Olympus OM-D E-M1 Mark II / M.Zuiko 40-150mm F2.8 Pro

So what about the OM-D E-M1 Mark II? In my book it is still a very competent pro photo device. For photographers on the run, for travel, for reproduction and macro works, for discrete application, etc, the Mark II fills the bill perfectly. If you are a user of small fix focal length lenses, the OM-D E-M1 Mark II represent a logic combo difficult to beat into the MFT planet but I must add that it is not a “pocket” camera obviously (Olympus have already various other models to fulfill that task). My humble advice to new E-M1X owners: don’t sell out your E-M1 Mark II (if you have one) and preserve it as a back-up or as an alternative camera for other different picture taking situations.
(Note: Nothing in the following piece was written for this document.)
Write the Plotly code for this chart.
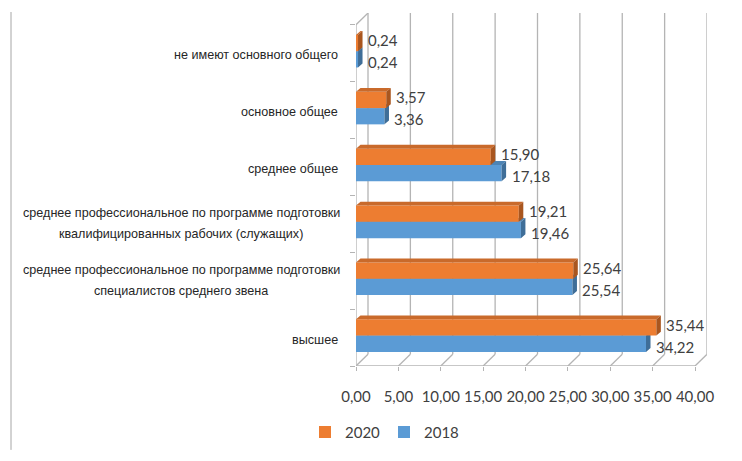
import plotly.graph_objects as go

# Education level categories (top to bottom), each split into display lines
categories = [
    ["не имеют основного общего"],
    ["основное общее"],
    ["среднее общее"],
    ["среднее профессиональное по программе подготовки", "квалифицированных рабочих (служащих)"],
    ["среднее профессиональное по программе подготовки", "специалистов среднего звена"],
    ["высшее"],
]
values_2020 = [0.24, 3.57, 15.90, 19.21, 25.64, 35.44]
values_2018 = [0.24, 3.36, 17.18, 19.46, 25.54, 34.22]
series_names = ["2020", "2018"]
x_ticks = [0, 5, 10, 15, 20, 25, 30, 35, 40]
x_tick_text = ["0,00", "5,00", "10,00", "15,00", "20,00", "25,00", "30,00", "35,00", "40,00"]

# Colours: front, top and side faces of the pseudo-3D bars
ORANGE = ("#ED7D31", "#C96A2B", "#A9561F")
BLUE = ("#5B9BD5", "#4D84B5", "#3F6E98")
GRID = "#B4B4B4"
TEXT = "#404040"
NUM_FONT = "Lato, sans-serif"
CAT_FONT = "Liberation Sans, Arial, sans-serif"

# Plot geometry (pixels)
W, H = 742, 461
M_L, M_R, M_T, M_B = 356, 35, 13, 86
X_MAX = 40
N_CAT = len(categories)
WALL_PX = 12                                  # depth of the back wall, px
PX_X = 8.475                                  # pixels per x unit
PX_Y = (H - M_T - M_B - WALL_PX) / N_CAT      # pixels per category band
WALL_DX = WALL_PX / PX_X
WALL_DY = WALL_PX / PX_Y
BAR_DX = 4.5 / PX_X     # bar depth (x)
BAR_DY = 4.0 / PX_Y     # bar depth (y)
BAR_W = 16.7 / PX_Y     # thickness of one bar
BAR_SHIFT = -2.0 / PX_Y  # line between the two bars of a pair
LABEL_GAP = 16          # px between category labels and the axis
WRAP_CENTER = 175       # px from the axis to the centre of two-line labels

pos = list(range(N_CAT))
x_range = [0, X_MAX + WALL_DX]
y_range = [N_CAT - 0.5, -0.5 - WALL_DY]   # reversed: first category on top

fig = go.Figure()


def face_trace(points_list, color, xa, ya):
    xs, ys = [], []
    for pts in points_list:
        for (px, py) in pts:
            xs.append(px)
            ys.append(py)
        xs.append(pts[0][0])
        ys.append(pts[0][1])
        xs.append(None)
        ys.append(None)
    return go.Scatter(x=xs, y=ys, mode="lines", fill="toself", fillcolor=color,
                      line=dict(width=0, color=color), hoverinfo="skip",
                      showlegend=False, xaxis=xa, yaxis=ya)


def bar_faces(values, y_top, y_bot):
    tops, sides = [], []
    for v, p in zip(values, pos):
        t, b = p + y_top, p + y_bot
        tops.append([(0, t), (v, t), (v + BAR_DX, t - BAR_DY), (BAR_DX, t - BAR_DY)])
        sides.append([(v, t), (v + BAR_DX, t - BAR_DY), (v + BAR_DX, b - BAR_DY), (v, b)])
    return tops, sides


# 2020 series sits above 2018 and is drawn on an overlaying subplot so it covers it
fig.add_trace(go.Bar(
    name=series_names[0], x=values_2020, y=pos, orientation="h",
    width=BAR_W, offset=BAR_SHIFT - BAR_W, marker=dict(color=ORANGE[0], line=dict(width=0)),
    xaxis="x2", yaxis="y2", hoverinfo="x",
))
fig.add_trace(go.Bar(
    name=series_names[1], x=values_2018, y=pos, orientation="h",
    width=BAR_W, offset=BAR_SHIFT, marker=dict(color=BLUE[0], line=dict(width=0)),
    xaxis="x", yaxis="y", hoverinfo="x",
))

b_tops, b_sides = bar_faces(values_2018, BAR_SHIFT, BAR_SHIFT + BAR_W)
fig.add_trace(face_trace(b_tops, BLUE[1], "x", "y"))
fig.add_trace(face_trace(b_sides, BLUE[2], "x", "y"))

o_tops, o_sides = bar_faces(values_2020, BAR_SHIFT - BAR_W, BAR_SHIFT)
fig.add_trace(face_trace(o_tops, ORANGE[1], "x2", "y2"))
fig.add_trace(face_trace(o_sides, ORANGE[2], "x2", "y2"))

shapes = []
line_style = dict(color=GRID, width=1.3)
y_front_bottom = N_CAT - 0.5
y_front_top = -0.5
for v in x_ticks:
    # back-wall gridline
    shapes.append(dict(type="line", xref="x", yref="y", layer="below",
                       x0=v + WALL_DX, x1=v + WALL_DX,
                       y0=y_front_bottom - WALL_DY, y1=y_front_top - WALL_DY, line=line_style))
    # floor diagonal
    shapes.append(dict(type="line", xref="x", yref="y", layer="below",
                       x0=v, x1=v + WALL_DX, y0=y_front_bottom, y1=y_front_bottom - WALL_DY,
                       line=line_style))
# front edges of the box
shapes.append(dict(type="line", xref="x", yref="y", layer="below",
                   x0=0, x1=X_MAX, y0=y_front_bottom, y1=y_front_bottom, line=line_style))
shapes.append(dict(type="line", xref="x", yref="y", layer="below",
                   x0=0, x1=0, y0=y_front_bottom, y1=y_front_top, line=line_style))
shapes.append(dict(type="line", xref="x", yref="y", layer="below",
                   x0=0, x1=WALL_DX, y0=y_front_top, y1=y_front_top - WALL_DY, line=line_style))
# frame line on the left edge of the page
plot_w = W - M_L - M_R
plot_h = H - M_T - M_B
shapes.append(dict(type="line", xref="paper", yref="paper",
                   x0=(11 - M_L) / plot_w, x1=(11 - M_L) / plot_w,
                   y0=(H - M_B - 12) / plot_h, y1=(H - M_B - H) / plot_h,
                   line=dict(color="#A6A6A6", width=1)))

annotations = []
# category labels: single lines right-aligned to the axis, wrapped ones centred
for lines, p in zip(categories, pos):
    n = len(lines)
    for k, txt in enumerate(lines):
        if n == 1:
            anchor, xsh, ysh = "right", -LABEL_GAP, -2
        else:
            anchor, xsh, ysh = "center", -WRAP_CENTER, ((n - 1) / 2 - k) * 21
        annotations.append(dict(
            x=0, y=p, xref="x", yref="y", text=txt, showarrow=False,
            xanchor=anchor, yanchor="middle", xshift=xsh, yshift=ysh,
            font=dict(family=CAT_FONT, size=12.6, color="#262626"),
        ))


# value labels: 2020 sits just above the split line, 2018 just below it
def fmt(v):
    return f"{v:.2f}".replace(".", ",")


for vals, anchor, ysh in ((values_2020, "bottom", 1), (values_2018, "top", -1)):
    for v, p in zip(vals, pos):
        annotations.append(dict(
            x=v, y=p + BAR_SHIFT, xref="x", yref="y", text=fmt(v), showarrow=False,
            xanchor="left", yanchor=anchor, xshift=9, yshift=ysh, borderpad=0,
            font=dict(family=NUM_FONT, size=15, color=TEXT),
        ))

fig.update_layout(
    width=W, height=H,
    margin=dict(l=M_L, r=M_R, t=M_T, b=M_B, pad=0),
    paper_bgcolor="white", plot_bgcolor="white",
    barmode="overlay",
    showlegend=True,
    legend=dict(orientation="h", x=(305 - M_L) / plot_w, y=(H - M_B - 443) / plot_h,
                xanchor="left", yanchor="middle", itemwidth=30,
                entrywidth=34, entrywidthmode="pixels",
                font=dict(family=NUM_FONT, size=15, color=TEXT),
                bgcolor="rgba(0,0,0,0)"),
    xaxis=dict(range=x_range, tickvals=x_ticks, ticktext=x_tick_text, showgrid=False,
               zeroline=False, showline=False, ticks="outside", ticklen=4, tickcolor=GRID,
               tickwidth=1.3, ticklabelstandoff=13, automargin=False,
               tickfont=dict(family=NUM_FONT, size=15, color=TEXT), fixedrange=True),
    yaxis=dict(range=y_range, tickvals=[p - 0.5 for p in pos] + [N_CAT - 0.5],
               showticklabels=False, showgrid=False, zeroline=False, showline=False,
               ticks="outside", ticklen=5, tickcolor=GRID, tickwidth=1.3,
               automargin=False, fixedrange=True),
    xaxis2=dict(range=x_range, overlaying="x", visible=False, fixedrange=True),
    yaxis2=dict(range=y_range, overlaying="y", visible=False, fixedrange=True),
    shapes=shapes,
    annotations=annotations,
)

fig.write_html("out.html")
Even in 2019, the Olympus OM-D E-M1 Mark II is filling the gap between the specialized “sport and news” E-M1X model and the rest smaller Olympus mirrorless models. And it is a “pro” photo device designed to withstand adverse conditions and intensive use.

We have reached a certain “plateau” in the development of the digital photo equipment and the manufacturers tend to diversify their offer in specific different amateur and professional directions. Because of its specialized clientele, many new camera models will be more expensive compare to the ones introduced during the previous “flash” era of artificial mass photo consumer market. Now we are entering into a more mature one in which most photographers are more carefully considering their buying options before committing into a camera  or lens model or an entire photo system.

If you like to do photography and you are looking for a proved compact pro option, the Olympus OM-D E-M1 Mark II may still be one of the finest offer over the market.